If you're a crypto enthusiast, you probably give traditional financial institutions a wide berth. But soon you might have reason to pause and gander at a crypto exchange-traded fund (ETF). After several false starts, the intriguing notion of a crypto ETF in the US is closer than ever to becoming a reality. Last month, ETHNews reported on two such funds now requesting permission from the SEC to go live.
While that process unfolds, let's review the following: 1) the basics of ETF fees, 2) the costs that drive them, and 3) how to use fees to evaluate an ETF.
Personal finance gurus tend to emphasize investment performance over fees as the most important evaluation criteria. They're right, but that doesn't mean fees (referring herein to a fund's operating charges, not brokerage fees to buy an investment) don't matter. For the long-term investor, fees will make a discernible dent in performance over 5, 10, or 15 years. In crypto-land, the "hot money" investor who trades daily or even intra-day will likely care most about the risk/return gambit and the chance to score big. But the regular Joe and Jane investor will want to understand fees, both the obvious and the not-so-obvious. (Whether Joe and Jane should go anywhere near a crypto ETF in the first place is a topic for another day; the initial crypto ETFs will instead be for qualified investors.)
ETFs, in general, are known to impose smaller fees than traditional mutual funds. That's because many ETFs are designed to reflect the aggregate performance of a securities index such as the S&P 500 Index. All things being equal, the index-based ETF, often considered a passive investment, will not trade its underlying securities as frequently as so-called actively traded mutual funds. As a result, index-based ETFs typically have low turnover, which means relatively low costs to go along with the benefits of broad diversification that appeal to so many people.

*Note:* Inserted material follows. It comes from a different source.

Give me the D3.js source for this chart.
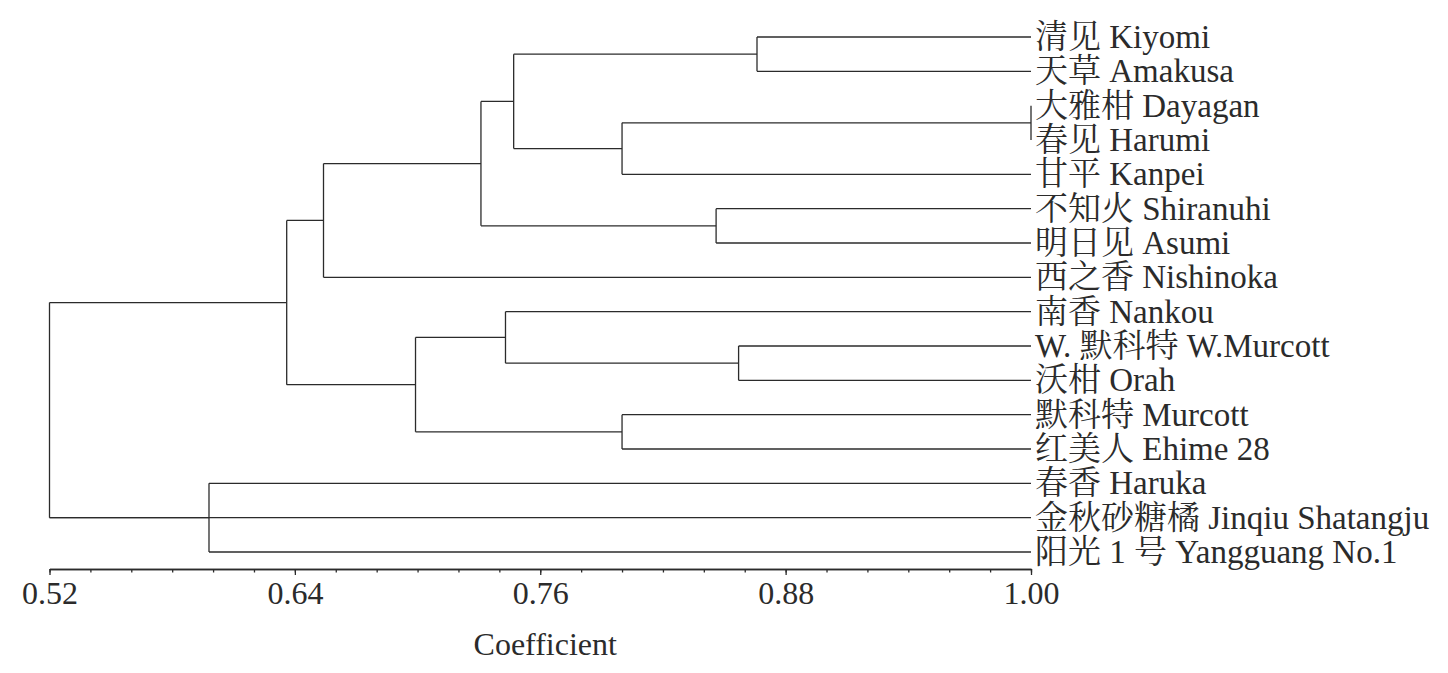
<!DOCTYPE html>
<html>
<head>
<meta charset="utf-8">
<script src="https://cdn.jsdelivr.net/npm/d3@7"></script>
<style>
  html, body { margin: 0; padding: 0; background: #fff; }
  svg { display: block; }
  text { font-family: "Liberation Serif", "Noto Serif CJK SC", "Noto Sans CJK SC", serif; fill: #2b2b2b; }
</style>
</head>
<body>
<svg id="chart" width="1448" height="673"></svg>
<script>
// ---- data ----
const leaves = [
  "清见 Kiyomi", "天草 Amakusa", "大雅柑 Dayagan", "春见 Harumi", "甘平 Kanpei",
  "不知火 Shiranuhi", "明日见 Asumi", "西之香 Nishinoka", "南香 Nankou",
  "W. 默科特 W.Murcott", "沃柑 Orah", "默科特 Murcott", "红美人 Ehime 28",
  "春香 Haruka", "金秋砂糖橘 Jinqiu Shatangju", "阳光 1 号 Yangguang No.1"
];
// merges: [childA, childB, coefficient]; indices < 16 are leaves, >= 16 are earlier merges
const mergeLeft  = [0, 2, 17, 16, 5, 19, 21, 9, 8, 11, 24, 22, 13, 14, 27];
const mergeRight = [1, 3, 4, 18, 6, 20, 7, 10, 23, 12, 25, 26, 15, 28, 29];
const mergeCoef  = [0.866, 1.00, 0.80, 0.747, 0.846, 0.731, 0.654, 0.857, 0.743, 0.80, 0.699, 0.636, 0.598, 0.52, 0.52];
const majorTicks = [0.52, 0.64, 0.76, 0.88, 1.00];
const minorTicks = d3.range(0, 25).map(i => +(0.52 + i * 0.02).toFixed(2));
const axisTitle = "Coefficient";

// ---- build tree ----
const nodes = leaves.map((name, i) => ({ name, index: i, coef: 1.0 }));
mergeLeft.forEach((a, i) => {
  nodes.push({ children: [nodes[a], nodes[mergeRight[i]]], coef: mergeCoef[i] });
});
const rootData = nodes[nodes.length - 1];
const root = d3.hierarchy(rootData);

// ---- scales ----
const x = d3.scaleLinear().domain([0.52, 1.00]).range([49.5, 1031]);
const y = d3.scalePoint().domain(leaves).range([37, 552]);

root.eachAfter(d => {
  d.px = x(d.data.coef);
  if (!d.children) d.py = y(d.data.name);
  else d.py = d3.mean(d.children, c => c.py);
});

const svg = d3.select("#chart");
svg.append("rect").attr("width", 1448).attr("height", 673).attr("fill", "#fff");

const g = svg.append("g");
const stroke = "#2b2b2b";

// horizontal links
g.selectAll("path.h")
  .data(root.links())
  .join("path")
  .attr("class", "h")
  .attr("d", l => `M${l.source.px},${l.target.py}H${l.target.px}`)
  .attr("fill", "none").attr("stroke", stroke).attr("stroke-width", 1.3);

// vertical joins
g.selectAll("path.v")
  .data(root.descendants().filter(d => d.children))
  .join("path")
  .attr("class", "v")
  .attr("d", d => {
    const ys = d.children.map(c => c.py);
    return `M${d.px},${d3.min(ys)}V${d3.max(ys)}`;
  })
  .attr("fill", "none").attr("stroke", stroke).attr("stroke-width", 1.3);

// leaf labels
g.selectAll("text.leaf")
  .data(root.leaves())
  .join("text")
  .attr("class", "leaf")
  .attr("x", d => d.px + 4)
  .attr("y", d => d.py + 11)
  .attr("font-size", 33)
  .text(d => d.data.name);

// ---- axis ----
const axisY = 569;
const minorAxis = d3.axisBottom(x).tickValues(minorTicks).tickSize(3.5).tickSizeOuter(0).tickFormat("");
const majorAxis = d3.axisBottom(x).tickValues(majorTicks).tickSize(6).tickSizeOuter(0).tickPadding(6).tickFormat(d3.format(".2f"));

const ga = svg.append("g").attr("transform", `translate(0,${axisY})`).call(minorAxis);
const gb = svg.append("g").attr("transform", `translate(0,${axisY})`).call(majorAxis);
[ga, gb].forEach(s => {
  s.selectAll("path, line").attr("stroke", stroke).attr("stroke-width", 1.3);
});
gb.selectAll("text")
  .attr("font-size", 32)
  .attr("font-family", "Liberation Serif, serif")
  .attr("fill", "#2b2b2b");

svg.append("text")
  .attr("x", (x.range()[0] + x.range()[1]) / 2 + 5)
  .attr("y", 655)
  .attr("text-anchor", "middle")
  .attr("font-size", 32)
  .text(axisTitle);
</script>
</body>
</html>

The first thing to understand involves expense ratios and the fact that ETF fees vary within their fund categories. The costs of operating funds also depend on investment strategy and fund size (a relatively small fund will have a higher expense ratio because the fund has fewer net assets over which to spread its expenses). Thus, a bond fund should be assessed relative to the average annual performance delivered by a grouping of similar bond funds. When it comes to crypto ETFs, which will proliferate if/when the first few get the SEC nod, it will be important to compare a bitcoin index fund to a group of bitcoin funds; and compare a diversified crypto fund with other diversified crypto funds. To make things even more fun, you'll want to compare commodity funds with their brethren and currency funds with other currency funds.
Internal fund costs are generally passed on to shareholders through the expense ratio, which is the percentage of fund assets charged to cover operating costs such as fund accounting and periodic performance disclosures. For example, an expense ratio of 1 percent means you'll pay $1 each year for every $100 you've invested; if the expense ratio is 0.75 percent, you'll owe 75 cents. The investor's total return is equivalent to the overall return of your investments (say, 5 percent) minus the charge that reflects the fund's overall expense ratio (say 1 percent).
Below is a helpful illustration from the SEC that depicts the impact of fees.
The SEC reminds investors to look for a fund's fees and charges that, by law, must be included in the fund's prospectus under the heading "Shareholder Fees."
Take this lesson to heart: ETFs and their mutual fund cousins should never be evaluated solely on cost structure, although it's tempting to lean that way when bombarded by digital ads from big fund outfits that scream about rock-bottom fees. That nonsense is driven by competition. Don't buy it. Performance matters most, but fees do bite.